I learned a long time ago that engineering minds think alike. And I am reminded of it every time I see one of my ideas independently thought of by someone else. It's happened so many times I've often joked that I should wear a tin foil hat to keep people from stealing my ideas right out of my head. But the reality is that us engineers all have a similar education and skills, and a similar toolbox of ideas and technologies to pull from when we see a problem that needs solving, and we come up with similar solutions when we see an opportunity.
I have a folder in my web browser with links to all the things I thought of first but never acted on and eventually someone else did. There's probably like 50 things in that folder now. Some are just project ideas like Dave's logic analyzer, but others have been turned into actual products by other people and companies. I thought of making a multimeter with a wireless detachable LCD years before Fluke actually made that a product.
The latest one someone else has pulled straight from my mind was an idea to make a flexible sensor that can detect how it is bent using flex PCBs and capacitive sensing. My idea was to put it into a glove for detecting finger positions. Just take a couple flex PCBs with capacitive sensor pads and probably a blank layer between and when you bend it one flex PCB will slide on the top of the other and slightly misalign the pads because of the slightly longer path around the outside. I figured you could detect this with capacitive sensing methods. I never made a prototype for a couple reasons. The main one being I get lots of ideas and never get around to acting on many of them. But also, I don't know if my analog design skills are up to the task of designing circuitry that can detect fractions of a picofarad of capacitance change as a couple plates slide maybe a millimeter one way or the other. But someone else has designed this exact thing and it seems to work very well.

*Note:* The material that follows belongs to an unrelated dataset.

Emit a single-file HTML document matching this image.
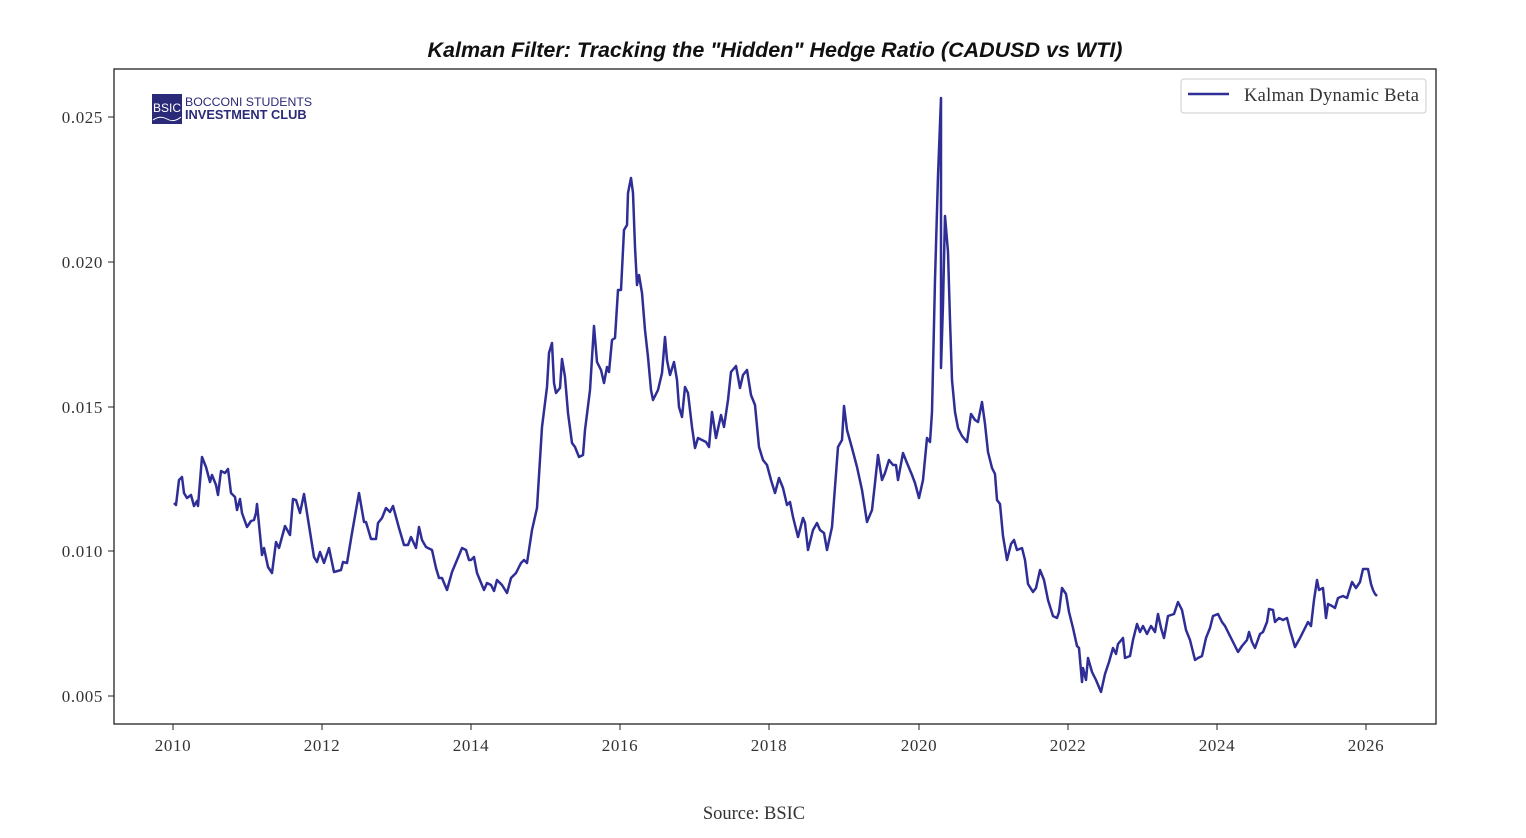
<!DOCTYPE html>
<html><head><meta charset="utf-8"><style>
html,body{margin:0;padding:0;background:#fff;}
svg{display:block;}
</style></head><body>
<svg width="1526" height="838" viewBox="0 0 1526 838" xmlns="http://www.w3.org/2000/svg">
<rect width="1526" height="838" fill="#fff"/>
<text x="775" y="57" text-anchor="middle" font-family="Liberation Sans, sans-serif" font-style="italic" font-weight="bold" font-size="21.5" fill="#111">Kalman Filter: Tracking the "Hidden" Hedge Ratio (CADUSD vs WTI)</text>
<rect x="114" y="69" width="1322" height="655" fill="none" stroke="#222" stroke-width="1.3"/>
<g font-family="Liberation Serif, serif" font-size="17" letter-spacing="0.6" fill="#333" text-anchor="end">
<line x1="108" y1="117" x2="114" y2="117" stroke="#222"/><text x="103" y="123">0.025</text>
<line x1="108" y1="262" x2="114" y2="262" stroke="#222"/><text x="103" y="268">0.020</text>
<line x1="108" y1="407" x2="114" y2="407" stroke="#222"/><text x="103" y="413">0.015</text>
<line x1="108" y1="551" x2="114" y2="551" stroke="#222"/><text x="103" y="557">0.010</text>
<line x1="108" y1="696" x2="114" y2="696" stroke="#222"/><text x="103" y="702">0.005</text>
</g>
<g font-family="Liberation Serif, serif" font-size="17" letter-spacing="0.6" fill="#333" text-anchor="middle">
<line x1="173" y1="724" x2="173" y2="730" stroke="#222"/><text x="173" y="751">2010</text>
<line x1="322" y1="724" x2="322" y2="730" stroke="#222"/><text x="322" y="751">2012</text>
<line x1="471" y1="724" x2="471" y2="730" stroke="#222"/><text x="471" y="751">2014</text>
<line x1="620" y1="724" x2="620" y2="730" stroke="#222"/><text x="620" y="751">2016</text>
<line x1="769" y1="724" x2="769" y2="730" stroke="#222"/><text x="769" y="751">2018</text>
<line x1="919" y1="724" x2="919" y2="730" stroke="#222"/><text x="919" y="751">2020</text>
<line x1="1068" y1="724" x2="1068" y2="730" stroke="#222"/><text x="1068" y="751">2022</text>
<line x1="1217" y1="724" x2="1217" y2="730" stroke="#222"/><text x="1217" y="751">2024</text>
<line x1="1366" y1="724" x2="1366" y2="730" stroke="#222"/><text x="1366" y="751">2026</text>
</g>
<polyline fill="none" stroke="#2e2e96" stroke-width="2.5" stroke-linejoin="round" points="
174,503 176,505 179,480 182,477 184,493 187,498 191,495 194,506 197,501 198,506 202,457 206,467 210,482 212,475 216,485 218,495 221,471 225,473 228,469 231,493 235,497 237,510 240,499 242,513 247,527 251,521 254,520 256,513 257,504 262,555 264,548 268,567 272,573 276,542 279,548 285,526 290,535 293,499 296,500 300,513 304,494 307,513 314,557 317,562 320,552 324,563 329,548 334,572 341,570 343,562 347,563 352,533 359,493 364,522 366,522 371,539 376,539 378,523 382,518 386,508 390,512 393,506 399,528 404,545 408,545 411,537 416,548 419,527 422,540 426,547 432,550 436,568 439,578 442,578 447,590 452,572 457,560 462,548 466,550 469,560 471,560 474,557 477,573 484,590 487,583 491,585 494,591 497,580 502,585 507,593 511,578 516,573 521,563 524,560 527,563 532,530 537,508 542,427 547,387 549,353 552,343 554,383 556,393 560,388 562,359
565,377 568,413 572,443 575,447 579,457 583,455 585,430 590,390 594,326 597,362 601,370 604,383 607,367 609,372 612,340 615,338 618,290 621,290 624,230 627,225 628,193 631,178 633,193 635,247 637,285 639,275 642,293 645,330 648,357 651,390 653,400 658,390 662,373 665,337 667,360 670,375 674,362 677,380 679,407 682,417 685,387 688,393 692,427 695,448 698,438 702,440 706,442 709,447 712,412 716,438 721,415 724,427 728,400 731,372 736,366 740,388 743,375 747,370 751,395 755,405 759,447 763,460 767,465 771,480 775,493 779,478 783,488 787,505 790,502 793,517 798,537 803,518 805,523 808,550 813,530 817,523 820,530 824,533 827,550 832,527 838,447 842,440 844,406 847,430 852,448 857,467 862,490 867,522 872,510 875,483 878,455 882,480 885,473 889,460 893,465 896,465 898,480 903,453 907,463 912,475 915,483 919,498 923,480 927,438 930,442 932,412 935,280 938,176 941,98 941,368 943,304 945,216 948,252 950,320 952,380 955,412 958,428 962,436 967,442 971,414 975,420 978,422 982,402 985,424 988,452 992,468 995,474 997,500 1000,504 1003,536 1007,560 1011,544 1014,540 1017,550 1022,548 1025,560 1028,584 1033,592 1036,588 1040,570 1044,580 1048,600 1053,616 1057,618 1059,612 1062,588 1066,594 1069,612 1073,628 1077,646 1079,648 1082,682 1083,668 1086,680 1088,658 1092,672 1096,680 1101,692 1105,674 1109,662 1113,648 1116,654 1118,644 1123,638 1125,658 1130,656 1133,640 1137,624 1140,632 1143,626 1147,634 1151,626 1155,632 1158,614 1161,628 1164,638 1168,616 1174,614 1178,602 1182,610 1186,630 1190,640 1195,660 1198,658 1202,656 1206,638 1210,628 1213,616 1218,614 1222,622 1225,626 1230,636 1235,646 1238,652 1242,646 1247,640 1249,632 1252,642 1255,648 1260,634 1263,632 1267,622 1269,609 1273,610 1275,622 1279,618 1283,620 1287,618 1290,630 1295,647 1300,638 1304,630 1308,622 1311,626 1314,600 1317,580 1319,590 1323,588 1326,618 1328,604 1332,606 1335,608 1338,598 1343,596 1347,598 1352,582 1356,588 1360,582 1363,569 1368,569 1371,584 1373,590 1375,594 1377,596"/>
<rect x="1181" y="79" width="245" height="34" rx="3" fill="#fff" stroke="#ccc" stroke-width="1"/>
<line x1="1188" y1="94" x2="1229" y2="94" stroke="#2e2e96" stroke-width="2.5"/>
<text x="1244" y="101" font-family="Liberation Serif, serif" font-size="18.5" letter-spacing="0.3" fill="#333">Kalman Dynamic Beta</text>
<rect x="152" y="94" width="30" height="30" fill="#2b2a78"/>
<text x="167" y="112" text-anchor="middle" font-family="Liberation Sans, sans-serif" font-size="12" fill="#fff">BSIC</text>
<path d="M153,120 Q160,115 167,119 T181,117" stroke="#fff" stroke-width="1" fill="none"/>
<text x="185" y="106" font-family="Liberation Sans, sans-serif" font-size="12.3" fill="#2b2a78">BOCCONI STUDENTS</text>
<text x="185" y="119" font-family="Liberation Sans, sans-serif" font-size="12.8" font-weight="bold" fill="#2b2a78">INVESTMENT CLUB</text>
<text x="754" y="819" text-anchor="middle" font-family="Liberation Serif, serif" font-size="18.5" fill="#333">Source: BSIC</text>
</svg>
</body></html>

https://hackaday.com/2020/06/26/slipping-sheets-map-multiple-bends-in-this-ingenious-flex-sensor/I've actually thought about just posting all my ideas somewhere even if I never actually work on the projects. Like just post them on Hackaday.io as a project concept and just say that it's only an idea that I'm not currently working on. Some people might think "why just give up all your good ideas?" But if someone else does it I get the satisfaction of people knowing I posted the idea first even if I never actually acted on it. And I might get other people to do the actual hard work of engineering my ideas.
And it's very unlikely I'd ever make any profit off "hording" my ideas anyway.